-- begin --

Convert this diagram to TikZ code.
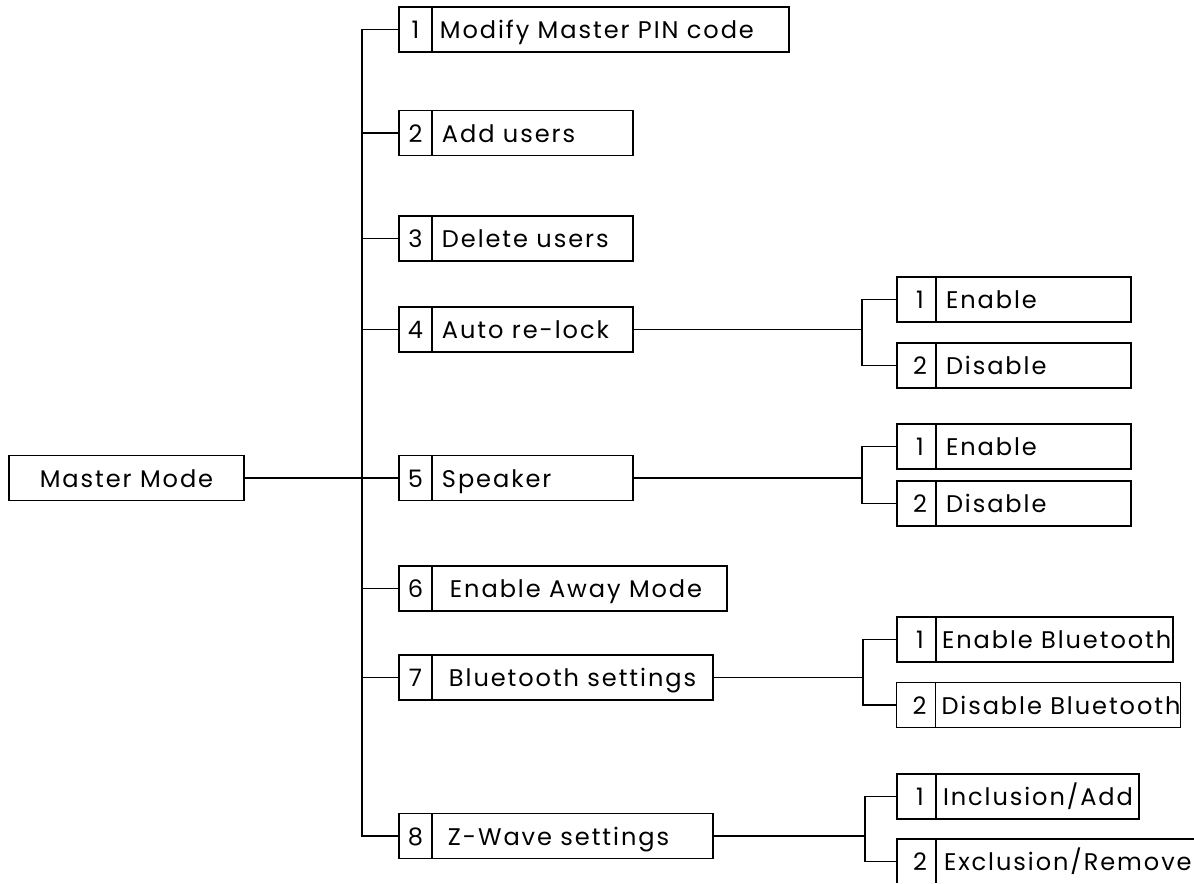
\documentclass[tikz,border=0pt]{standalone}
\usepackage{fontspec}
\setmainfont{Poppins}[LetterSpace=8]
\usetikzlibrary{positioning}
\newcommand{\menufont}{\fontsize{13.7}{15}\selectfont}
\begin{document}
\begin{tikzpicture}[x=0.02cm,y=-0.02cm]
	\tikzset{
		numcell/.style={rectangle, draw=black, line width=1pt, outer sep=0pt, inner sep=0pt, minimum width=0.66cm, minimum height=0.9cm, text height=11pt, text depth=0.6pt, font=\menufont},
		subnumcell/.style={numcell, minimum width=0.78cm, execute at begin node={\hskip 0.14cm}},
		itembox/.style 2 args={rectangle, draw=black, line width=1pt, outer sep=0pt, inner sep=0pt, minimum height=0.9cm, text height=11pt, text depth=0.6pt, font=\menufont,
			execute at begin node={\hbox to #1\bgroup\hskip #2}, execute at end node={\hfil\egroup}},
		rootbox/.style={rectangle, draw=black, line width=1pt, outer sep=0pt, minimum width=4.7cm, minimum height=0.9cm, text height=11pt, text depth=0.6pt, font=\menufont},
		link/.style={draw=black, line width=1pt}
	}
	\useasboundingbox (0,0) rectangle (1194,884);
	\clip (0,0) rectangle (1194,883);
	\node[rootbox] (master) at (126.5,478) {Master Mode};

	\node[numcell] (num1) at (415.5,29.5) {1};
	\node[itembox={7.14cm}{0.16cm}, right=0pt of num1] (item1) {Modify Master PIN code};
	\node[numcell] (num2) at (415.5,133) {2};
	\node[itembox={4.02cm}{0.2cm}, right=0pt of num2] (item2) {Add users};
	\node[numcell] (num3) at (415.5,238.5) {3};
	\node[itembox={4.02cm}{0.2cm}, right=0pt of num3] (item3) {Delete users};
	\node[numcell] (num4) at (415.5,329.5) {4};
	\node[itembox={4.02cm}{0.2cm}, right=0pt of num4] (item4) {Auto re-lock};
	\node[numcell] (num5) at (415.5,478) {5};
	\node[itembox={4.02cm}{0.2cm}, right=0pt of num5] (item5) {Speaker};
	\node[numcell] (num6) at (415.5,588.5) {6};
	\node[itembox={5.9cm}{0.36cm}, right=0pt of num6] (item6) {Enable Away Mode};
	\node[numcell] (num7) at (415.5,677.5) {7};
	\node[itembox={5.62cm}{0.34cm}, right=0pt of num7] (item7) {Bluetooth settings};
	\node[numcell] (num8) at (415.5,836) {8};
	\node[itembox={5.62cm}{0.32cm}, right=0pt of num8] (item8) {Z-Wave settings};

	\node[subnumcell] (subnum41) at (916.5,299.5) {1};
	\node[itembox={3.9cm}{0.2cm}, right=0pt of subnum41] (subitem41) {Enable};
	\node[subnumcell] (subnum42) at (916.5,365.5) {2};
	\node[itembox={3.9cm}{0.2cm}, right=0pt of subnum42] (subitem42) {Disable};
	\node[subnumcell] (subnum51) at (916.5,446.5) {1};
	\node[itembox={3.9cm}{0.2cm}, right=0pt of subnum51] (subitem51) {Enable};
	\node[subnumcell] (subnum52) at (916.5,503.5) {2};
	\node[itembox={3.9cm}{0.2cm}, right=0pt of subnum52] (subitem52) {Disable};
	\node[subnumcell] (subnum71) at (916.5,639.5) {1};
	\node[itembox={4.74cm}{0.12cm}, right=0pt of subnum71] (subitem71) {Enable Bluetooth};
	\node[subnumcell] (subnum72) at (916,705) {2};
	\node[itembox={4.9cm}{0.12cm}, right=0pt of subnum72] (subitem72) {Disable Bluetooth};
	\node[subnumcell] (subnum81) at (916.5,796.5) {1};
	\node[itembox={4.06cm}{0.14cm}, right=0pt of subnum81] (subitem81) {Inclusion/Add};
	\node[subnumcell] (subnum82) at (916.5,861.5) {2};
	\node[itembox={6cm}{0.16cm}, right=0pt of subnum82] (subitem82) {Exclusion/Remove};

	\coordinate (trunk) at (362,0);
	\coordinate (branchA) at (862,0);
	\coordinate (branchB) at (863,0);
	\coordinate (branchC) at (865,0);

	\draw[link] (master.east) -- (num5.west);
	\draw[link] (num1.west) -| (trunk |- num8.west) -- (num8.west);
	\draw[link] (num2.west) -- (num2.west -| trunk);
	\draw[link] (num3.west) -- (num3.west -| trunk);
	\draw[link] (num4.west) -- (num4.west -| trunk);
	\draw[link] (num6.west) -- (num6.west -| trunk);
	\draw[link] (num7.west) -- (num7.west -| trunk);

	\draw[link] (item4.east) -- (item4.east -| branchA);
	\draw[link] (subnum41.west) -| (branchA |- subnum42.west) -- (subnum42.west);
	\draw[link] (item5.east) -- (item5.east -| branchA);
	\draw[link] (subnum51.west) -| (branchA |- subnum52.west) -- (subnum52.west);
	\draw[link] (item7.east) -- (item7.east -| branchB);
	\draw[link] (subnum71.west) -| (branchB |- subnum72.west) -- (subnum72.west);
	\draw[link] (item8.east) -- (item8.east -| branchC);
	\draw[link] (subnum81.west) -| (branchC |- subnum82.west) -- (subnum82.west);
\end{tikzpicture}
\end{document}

-- end --

# REQUIREMENTS
Give again, exactly, the lines from the start of the data through the one holding "(master) at (126.5,478)"; omit the pictures.

# FINISHED ANSWER
Convert this diagram to TikZ code.
\documentclass[tikz,border=0pt]{standalone}
\usepackage{fontspec}
\setmainfont{Poppins}[LetterSpace=8]
\usetikzlibrary{positioning}
\newcommand{\menufont}{\fontsize{13.7}{15}\selectfont}
\begin{document}
\begin{tikzpicture}[x=0.02cm,y=-0.02cm]
	\tikzset{
		numcell/.style={rectangle, draw=black, line width=1pt, outer sep=0pt, inner sep=0pt, minimum width=0.66cm, minimum height=0.9cm, text height=11pt, text depth=0.6pt, font=\menufont},
		subnumcell/.style={numcell, minimum width=0.78cm, execute at begin node={\hskip 0.14cm}},
		itembox/.style 2 args={rectangle, draw=black, line width=1pt, outer sep=0pt, inner sep=0pt, minimum height=0.9cm, text height=11pt, text depth=0.6pt, font=\menufont,
			execute at begin node={\hbox to #1\bgroup\hskip #2}, execute at end node={\hfil\egroup}},
		rootbox/.style={rectangle, draw=black, line width=1pt, outer sep=0pt, minimum width=4.7cm, minimum height=0.9cm, text height=11pt, text depth=0.6pt, font=\menufont},
		link/.style={draw=black, line width=1pt}
	}
	\useasboundingbox (0,0) rectangle (1194,884);
	\clip (0,0) rectangle (1194,883);
	\node[rootbox] (master) at (126.5,478) {Master Mode};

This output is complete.